Closed sdarwin closed 1 year ago

sdarwin commented 1 year ago

Hi, This is a question about documentation. On https://anymail.dev/en/stable/esps/mailgun/ it says:

MAILGUN_API_KEY Required for sending. Your Mailgun “Private API key” from the Mailgun API security settings:

It links to Account API Keys.

However there exists another type of API key. If you go to settings of a specific domain in mailgun they offer "sending api keys". https://app.mailgun.com/app/sending/domains/www.example.com/sending-keys

Would it be clearer in the documentation at https://anymail.dev/en/stable/esps/mailgun/ to add:

  1. "or sending api keys https://app.mailgun.com/app/sending/domains/www.example.com/sending-keys"

or

  1. "not sending api keys https://app.mailgun.com/app/sending/domains/www.example.com/sending-keys"

and, by the way, what is the difference, and which is preferred?

medmunds commented 1 year ago

Ah, at the time those docs were written, Mailgun only offered account-level API keys. Looks like the domain-specific sending keys were introduced a few years ago. (Thanks for reporting this.)

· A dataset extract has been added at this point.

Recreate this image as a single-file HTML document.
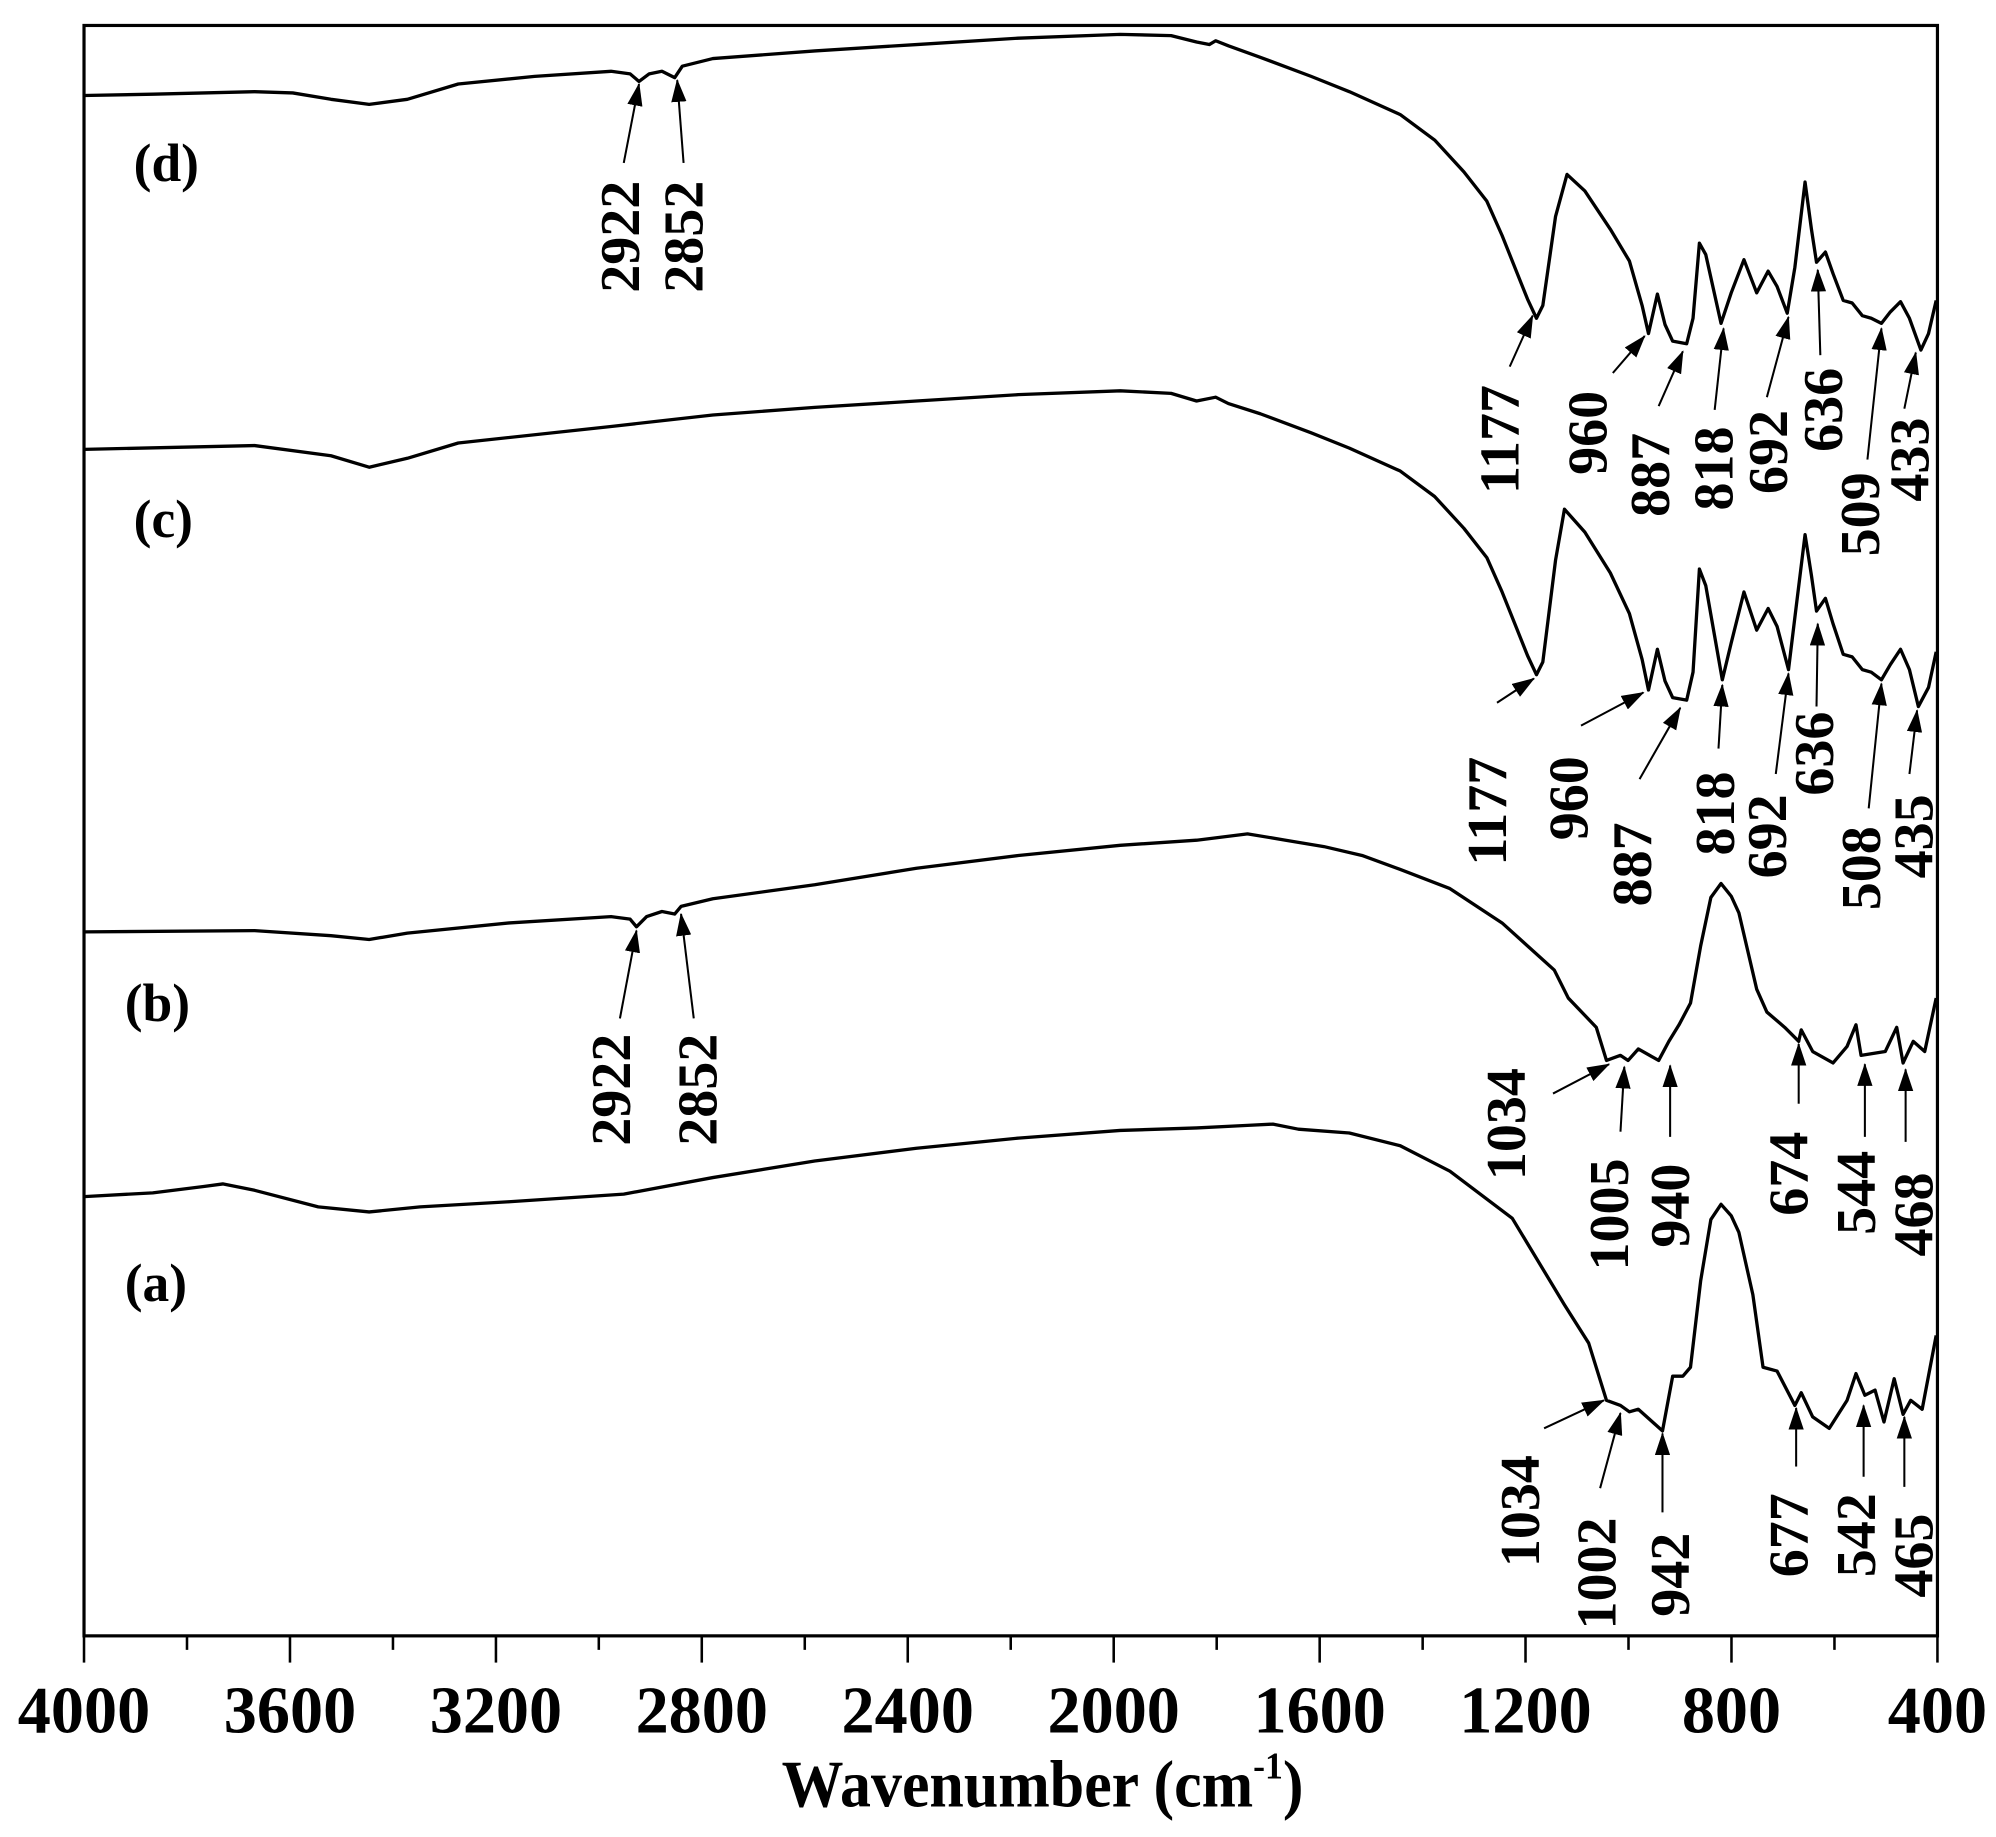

I believe either should work. The domain-specific key would generally be preferred, because Anymail doesn't need access to other parts of Mailgun's API. The exception would be if send from multiple Mailgun domains in the same app, in which case you'd need to use the account-level API key. (Or swap sending domain keys on the fly, using something like Anymail's sending hooks.)

We should update the docs to recommend using a sending domain key.

sdarwin commented 1 year ago

Logged in as another test account, so will re-send the answer: Yes, thanks for your reply, I will try using sending domain keys.